Rucho concerned partisan gerrymandering, where redistricting is aimed at weakening one political party’s chances of winning and strengthening another. Cases from Maryland and North Carolina were merged together in this single case, where the redistricting was challenged all the way up to the Supreme Court. The Court reached another five-four decision, with Chief Justice Roberts writing in the majority and finding that the case was nonjusticiable. Roberts found that judicially manageable standards weren’t feasible here and, as a result, the Court could not decide on challenges to these types of gerrymandering cases. Kagan dissented, believing that we are better off having the Court pursue an imperfect attempt to resolve the issue than not giving any attempt at all.

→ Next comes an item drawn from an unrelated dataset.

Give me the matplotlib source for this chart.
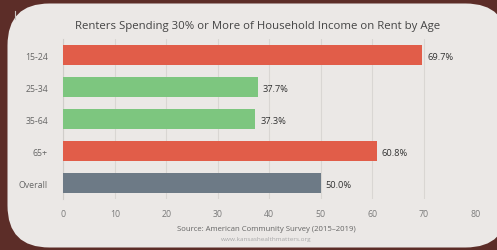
import matplotlib
matplotlib.use("Agg")
import matplotlib.pyplot as plt
from matplotlib.patches import FancyBboxPatch

categories = ["15-24", "25-34", "35-64", "65+", "Overall"]
values = [69.7, 37.7, 37.3, 60.8, 50.0]
bar_colors = ["#e15d49", "#7dc67f", "#7dc67f", "#e15d49", "#6d7a86"]
xticks = [0, 10, 20, 30, 40, 50, 60, 70, 80]
title = "Renters Spending 30% or More of Household Income on Rent by Age"
source = "Source: American Community Survey (2015\u20132019)"
url = "www.kansashealthmatters.org"

plt.rcParams['font.family'] = ['Open Sans', 'DejaVu Sans']

W, H = 497, 251
fig = plt.figure(figsize=(W / 100, H / 100), dpi=100)
fig.patch.set_facecolor("#5c2d28")

bg = fig.add_axes([0, 0, 1, 1])
bg.set_xlim(0, W)
bg.set_ylim(H, 0)
bg.axis("off")
panel = FancyBboxPatch((7.5, 4.5), 500, 244, boxstyle="round,pad=0,rounding_size=42",
                       facecolor="#ebe8e6", edgecolor="none")
bg.add_patch(panel)
bg.plot([15, 15], [12, 20], color="#c9c5c2", lw=0.8)

left, right, top, bottom = 63.3, 475.5, 40, 200
ax = fig.add_axes([left / W, 1 - bottom / H, (right - left) / W, (bottom - top) / H])
ax.set_facecolor("none")
y = list(range(len(categories)))
ax.barh(y, values, height=0.6, color=bar_colors, zorder=3)
ax.set_ylim(len(categories) - 0.5, -0.5)
ax.set_xlim(0, 80)
ax.set_xticks(xticks)
ax.set_xticklabels([str(t) for t in xticks])
ax.set_yticks(y)
ax.set_yticklabels(categories)
ax.grid(axis="x", color="#d9d6d3", lw=0.8, zorder=0)
for s in ["top", "right", "bottom"]:
    ax.spines[s].set_visible(False)
ax.spines["left"].set_color("#d0cdca")
ax.spines["left"].set_linewidth(0.8)
ax.tick_params(axis="both", length=0, labelsize=6.3, labelcolor="#7a7a7a")
ax.tick_params(axis="y", pad=11, labelcolor="#666666")
ax.tick_params(axis="x", pad=7)
for yi, v in zip(y, values):
    ax.text(v + 0.9, yi + 0.05, f"{v:.1f}%", va="center", ha="left",
            fontsize=6.7, color="#333333", zorder=4)

fig.text(258 / W, 1 - 27 / H, title, ha="center", va="center", fontsize=8.2, color="#444444")
fig.text(266 / W, 1 - 230 / H, source, ha="center", va="center", fontsize=5.6, color="#666666")
fig.text(266 / W, 1 - 240 / H, url, ha="center", va="center", fontsize=4.6, color="#a8a8a8")

fig.savefig("out.png", dpi=100, facecolor=fig.get_facecolor())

Professor Mahoney concluded the panel with a discussion of cases involving government interests in private property. While her time was limited, she focused her discussion on Knick v. Township of Scott, Pennsylvania. Knick involved an aggrieved property owner who was upset about the township signing an ordinance saying she had to provide access for the public to a small graveyard contained within her property. A major issue in the case involved whether the property owner could file in federal court––two prior cases, working in conjunction, seemed to bar her from doing so. These prior cases established that 1) a state court must deny a private property owner’s compensation of a government taking before the owner can come to federal court and 2) if the property owner goes to state court and loses, then the federal claim will be barred in federal court because of the Full Faith and Credit Clause (which respects a state court final decision and bars a federal court to redecide on the same issue). Roberts, for the majority, overturned this precedent, deeming it similar to a catch-22 and felt this was an appropriate time to overrule these past decisions.


All the panelists showed an extreme depth of knowledge that I unfortunately can’t articulate as well here as they did on Monday, but their insights into the Court showed that there is a lot of excitement to come and a lot of close decisions to continue to be made.